● What you will do
Take the listing from its first line through the line that contains "import numpy as np" and please retype those lines exactly, leaving out the pictures.

### Stored data

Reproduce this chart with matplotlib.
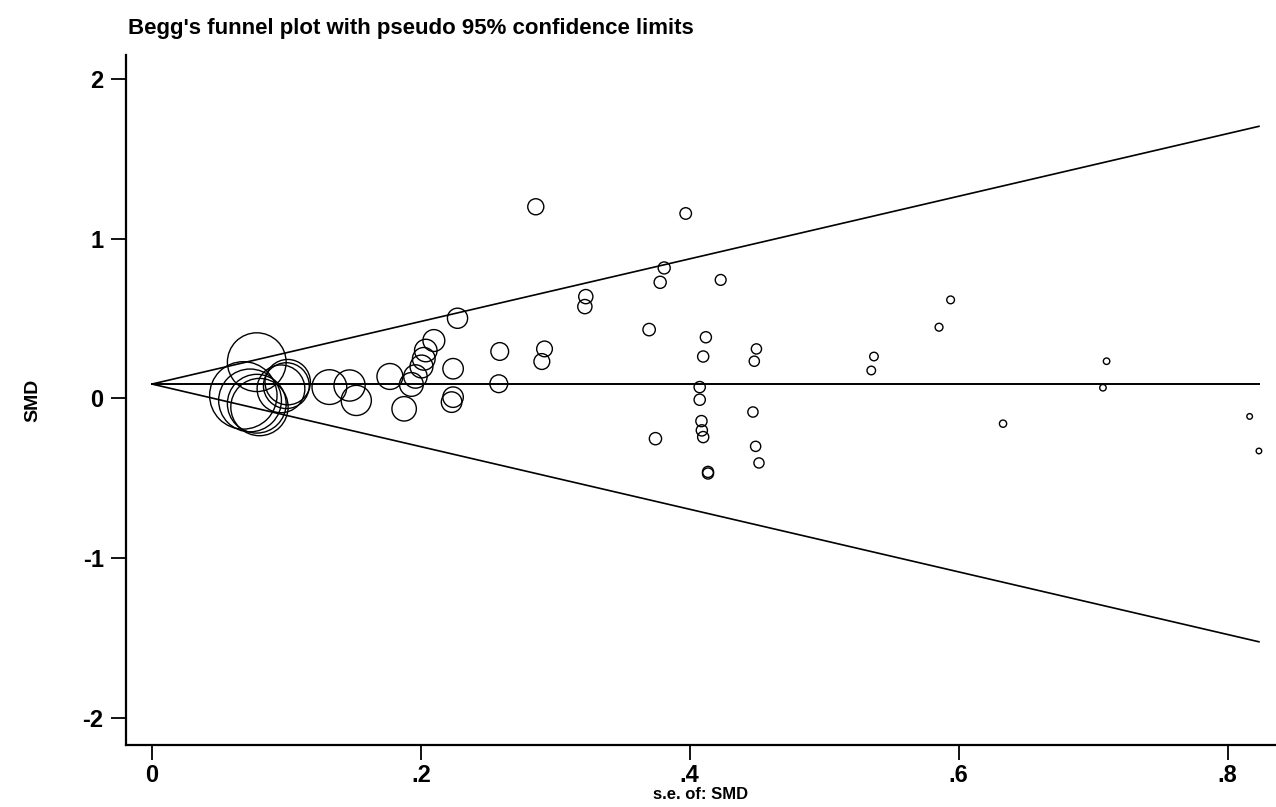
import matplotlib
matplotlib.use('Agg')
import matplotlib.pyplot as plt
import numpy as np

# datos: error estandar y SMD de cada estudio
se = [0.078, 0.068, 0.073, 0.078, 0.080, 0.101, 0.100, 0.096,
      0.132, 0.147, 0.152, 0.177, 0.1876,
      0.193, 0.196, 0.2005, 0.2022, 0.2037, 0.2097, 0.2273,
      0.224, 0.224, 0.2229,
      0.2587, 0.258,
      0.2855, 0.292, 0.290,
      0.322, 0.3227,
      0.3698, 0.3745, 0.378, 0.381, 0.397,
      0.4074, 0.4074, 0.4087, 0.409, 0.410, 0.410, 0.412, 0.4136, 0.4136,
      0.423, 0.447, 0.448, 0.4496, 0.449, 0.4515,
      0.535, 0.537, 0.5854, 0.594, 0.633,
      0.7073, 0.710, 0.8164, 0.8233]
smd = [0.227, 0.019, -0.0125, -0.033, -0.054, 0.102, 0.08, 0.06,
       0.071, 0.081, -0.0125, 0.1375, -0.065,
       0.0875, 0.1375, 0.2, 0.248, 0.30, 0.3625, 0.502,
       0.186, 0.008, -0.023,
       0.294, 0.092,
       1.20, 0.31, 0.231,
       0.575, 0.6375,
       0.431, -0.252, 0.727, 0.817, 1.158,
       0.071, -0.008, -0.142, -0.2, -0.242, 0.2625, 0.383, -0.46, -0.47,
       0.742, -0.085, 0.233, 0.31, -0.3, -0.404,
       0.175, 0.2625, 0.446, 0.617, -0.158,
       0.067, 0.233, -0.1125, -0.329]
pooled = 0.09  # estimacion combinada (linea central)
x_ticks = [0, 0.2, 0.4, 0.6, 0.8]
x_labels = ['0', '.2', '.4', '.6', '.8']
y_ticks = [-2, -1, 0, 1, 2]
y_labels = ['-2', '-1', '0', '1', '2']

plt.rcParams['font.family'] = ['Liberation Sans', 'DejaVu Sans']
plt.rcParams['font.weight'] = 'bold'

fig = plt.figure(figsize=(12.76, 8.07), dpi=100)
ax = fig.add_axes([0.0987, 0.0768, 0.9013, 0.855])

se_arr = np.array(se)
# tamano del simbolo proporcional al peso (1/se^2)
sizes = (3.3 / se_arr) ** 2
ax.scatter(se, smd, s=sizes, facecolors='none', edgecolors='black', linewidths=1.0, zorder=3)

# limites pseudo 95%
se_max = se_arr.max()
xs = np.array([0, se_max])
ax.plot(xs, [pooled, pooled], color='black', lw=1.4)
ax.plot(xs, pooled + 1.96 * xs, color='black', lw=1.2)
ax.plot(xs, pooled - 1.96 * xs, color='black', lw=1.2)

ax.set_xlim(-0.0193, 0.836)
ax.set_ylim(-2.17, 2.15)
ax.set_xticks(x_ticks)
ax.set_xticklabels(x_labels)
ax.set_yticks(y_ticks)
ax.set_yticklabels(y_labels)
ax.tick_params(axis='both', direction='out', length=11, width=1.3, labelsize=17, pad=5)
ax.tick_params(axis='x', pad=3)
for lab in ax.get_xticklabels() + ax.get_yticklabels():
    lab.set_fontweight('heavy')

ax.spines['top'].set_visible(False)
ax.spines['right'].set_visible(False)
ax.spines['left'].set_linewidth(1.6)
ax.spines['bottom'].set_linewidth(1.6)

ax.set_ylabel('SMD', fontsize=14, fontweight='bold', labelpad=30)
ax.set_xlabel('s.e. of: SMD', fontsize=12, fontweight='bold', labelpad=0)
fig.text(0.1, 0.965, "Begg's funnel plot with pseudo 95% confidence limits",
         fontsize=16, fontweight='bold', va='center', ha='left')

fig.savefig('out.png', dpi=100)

######

● Final result
Reproduce this chart with matplotlib.
import matplotlib
matplotlib.use('Agg')
import matplotlib.pyplot as plt
import numpy as np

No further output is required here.